-- Start of INFORMATION SUPPLIED --

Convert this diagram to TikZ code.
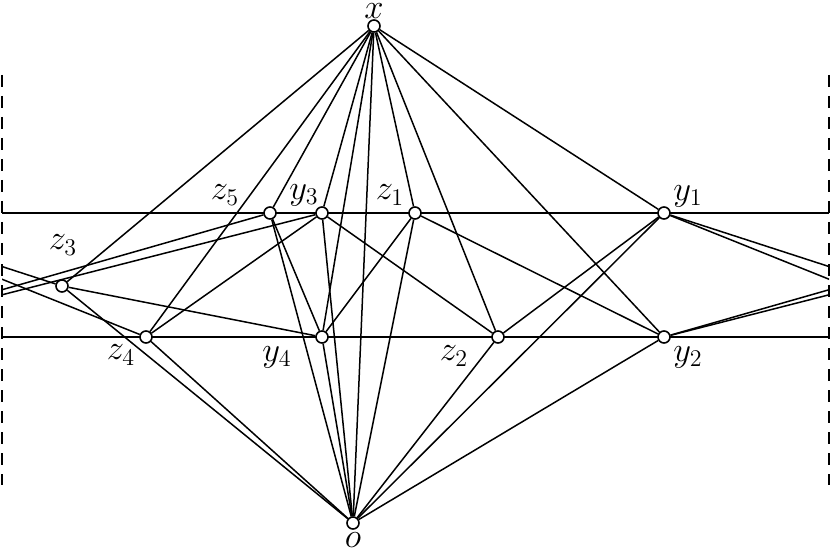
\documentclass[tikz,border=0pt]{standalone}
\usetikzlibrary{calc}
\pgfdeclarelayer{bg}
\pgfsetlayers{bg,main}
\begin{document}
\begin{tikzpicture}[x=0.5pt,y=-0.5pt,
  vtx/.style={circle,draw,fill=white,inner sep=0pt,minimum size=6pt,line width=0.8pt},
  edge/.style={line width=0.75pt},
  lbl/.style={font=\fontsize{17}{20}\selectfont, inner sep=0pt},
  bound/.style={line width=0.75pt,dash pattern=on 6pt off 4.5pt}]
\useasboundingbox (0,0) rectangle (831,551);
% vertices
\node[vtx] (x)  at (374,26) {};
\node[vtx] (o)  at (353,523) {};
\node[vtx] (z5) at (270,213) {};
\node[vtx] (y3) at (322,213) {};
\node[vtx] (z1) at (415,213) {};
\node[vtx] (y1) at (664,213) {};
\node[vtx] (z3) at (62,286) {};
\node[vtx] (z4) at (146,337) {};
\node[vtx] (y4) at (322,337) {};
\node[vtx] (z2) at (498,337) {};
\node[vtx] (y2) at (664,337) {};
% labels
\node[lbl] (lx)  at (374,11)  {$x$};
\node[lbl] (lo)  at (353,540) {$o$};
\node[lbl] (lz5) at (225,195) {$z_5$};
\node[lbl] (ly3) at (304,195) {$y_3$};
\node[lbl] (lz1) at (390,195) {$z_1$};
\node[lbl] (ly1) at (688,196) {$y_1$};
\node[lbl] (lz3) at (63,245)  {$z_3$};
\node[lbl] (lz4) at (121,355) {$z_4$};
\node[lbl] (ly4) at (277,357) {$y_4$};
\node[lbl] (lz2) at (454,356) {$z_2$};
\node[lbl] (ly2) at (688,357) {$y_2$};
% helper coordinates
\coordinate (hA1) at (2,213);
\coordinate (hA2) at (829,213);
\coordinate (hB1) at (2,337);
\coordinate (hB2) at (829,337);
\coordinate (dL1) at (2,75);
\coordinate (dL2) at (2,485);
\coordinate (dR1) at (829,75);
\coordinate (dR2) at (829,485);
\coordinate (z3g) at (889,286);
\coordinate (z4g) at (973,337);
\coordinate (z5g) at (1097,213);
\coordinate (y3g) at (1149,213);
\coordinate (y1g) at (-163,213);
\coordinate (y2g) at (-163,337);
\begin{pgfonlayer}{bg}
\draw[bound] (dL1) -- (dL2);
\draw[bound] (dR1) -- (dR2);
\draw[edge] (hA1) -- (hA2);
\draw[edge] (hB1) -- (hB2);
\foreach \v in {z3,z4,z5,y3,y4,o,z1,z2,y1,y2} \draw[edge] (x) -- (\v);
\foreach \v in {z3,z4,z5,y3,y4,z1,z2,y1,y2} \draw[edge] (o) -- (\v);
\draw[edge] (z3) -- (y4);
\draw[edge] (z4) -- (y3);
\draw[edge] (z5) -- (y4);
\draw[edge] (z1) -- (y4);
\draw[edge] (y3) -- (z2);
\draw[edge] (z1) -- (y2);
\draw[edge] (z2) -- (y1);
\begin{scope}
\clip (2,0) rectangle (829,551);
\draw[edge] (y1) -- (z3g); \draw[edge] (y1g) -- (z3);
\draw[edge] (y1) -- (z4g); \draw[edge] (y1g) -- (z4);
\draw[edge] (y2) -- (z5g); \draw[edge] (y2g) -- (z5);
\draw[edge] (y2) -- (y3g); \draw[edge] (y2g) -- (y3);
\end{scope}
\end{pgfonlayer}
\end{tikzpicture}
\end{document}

-- End of INFORMATION SUPPLIED --

#### [WHAT IS ASKED]
Write out the listing above again, exactly, but with no pictures in the copy.

#### [SOLUTION BELOW]
Convert this diagram to TikZ code.
\documentclass[tikz,border=0pt]{standalone}
\usetikzlibrary{calc}
\pgfdeclarelayer{bg}
\pgfsetlayers{bg,main}
\begin{document}
\begin{tikzpicture}[x=0.5pt,y=-0.5pt,
  vtx/.style={circle,draw,fill=white,inner sep=0pt,minimum size=6pt,line width=0.8pt},
  edge/.style={line width=0.75pt},
  lbl/.style={font=\fontsize{17}{20}\selectfont, inner sep=0pt},
  bound/.style={line width=0.75pt,dash pattern=on 6pt off 4.5pt}]
\useasboundingbox (0,0) rectangle (831,551);
% vertices
\node[vtx] (x)  at (374,26) {};
\node[vtx] (o)  at (353,523) {};
\node[vtx] (z5) at (270,213) {};
\node[vtx] (y3) at (322,213) {};
\node[vtx] (z1) at (415,213) {};
\node[vtx] (y1) at (664,213) {};
\node[vtx] (z3) at (62,286) {};
\node[vtx] (z4) at (146,337) {};
\node[vtx] (y4) at (322,337) {};
\node[vtx] (z2) at (498,337) {};
\node[vtx] (y2) at (664,337) {};
% labels
\node[lbl] (lx)  at (374,11)  {$x$};
\node[lbl] (lo)  at (353,540) {$o$};
\node[lbl] (lz5) at (225,195) {$z_5$};
\node[lbl] (ly3) at (304,195) {$y_3$};
\node[lbl] (lz1) at (390,195) {$z_1$};
\node[lbl] (ly1) at (688,196) {$y_1$};
\node[lbl] (lz3) at (63,245)  {$z_3$};
\node[lbl] (lz4) at (121,355) {$z_4$};
\node[lbl] (ly4) at (277,357) {$y_4$};
\node[lbl] (lz2) at (454,356) {$z_2$};
\node[lbl] (ly2) at (688,357) {$y_2$};
% helper coordinates
\coordinate (hA1) at (2,213);
\coordinate (hA2) at (829,213);
\coordinate (hB1) at (2,337);
\coordinate (hB2) at (829,337);
\coordinate (dL1) at (2,75);
\coordinate (dL2) at (2,485);
\coordinate (dR1) at (829,75);
\coordinate (dR2) at (829,485);
\coordinate (z3g) at (889,286);
\coordinate (z4g) at (973,337);
\coordinate (z5g) at (1097,213);
\coordinate (y3g) at (1149,213);
\coordinate (y1g) at (-163,213);
\coordinate (y2g) at (-163,337);
\begin{pgfonlayer}{bg}
\draw[bound] (dL1) -- (dL2);
\draw[bound] (dR1) -- (dR2);
\draw[edge] (hA1) -- (hA2);
\draw[edge] (hB1) -- (hB2);
\foreach \v in {z3,z4,z5,y3,y4,o,z1,z2,y1,y2} \draw[edge] (x) -- (\v);
\foreach \v in {z3,z4,z5,y3,y4,z1,z2,y1,y2} \draw[edge] (o) -- (\v);
\draw[edge] (z3) -- (y4);
\draw[edge] (z4) -- (y3);
\draw[edge] (z5) -- (y4);
\draw[edge] (z1) -- (y4);
\draw[edge] (y3) -- (z2);
\draw[edge] (z1) -- (y2);
\draw[edge] (z2) -- (y1);
\begin{scope}
\clip (2,0) rectangle (829,551);
\draw[edge] (y1) -- (z3g); \draw[edge] (y1g) -- (z3);
\draw[edge] (y1) -- (z4g); \draw[edge] (y1g) -- (z4);
\draw[edge] (y2) -- (z5g); \draw[edge] (y2g) -- (z5);
\draw[edge] (y2) -- (y3g); \draw[edge] (y2g) -- (y3);
\end{scope}
\end{pgfonlayer}
\end{tikzpicture}
\end{document}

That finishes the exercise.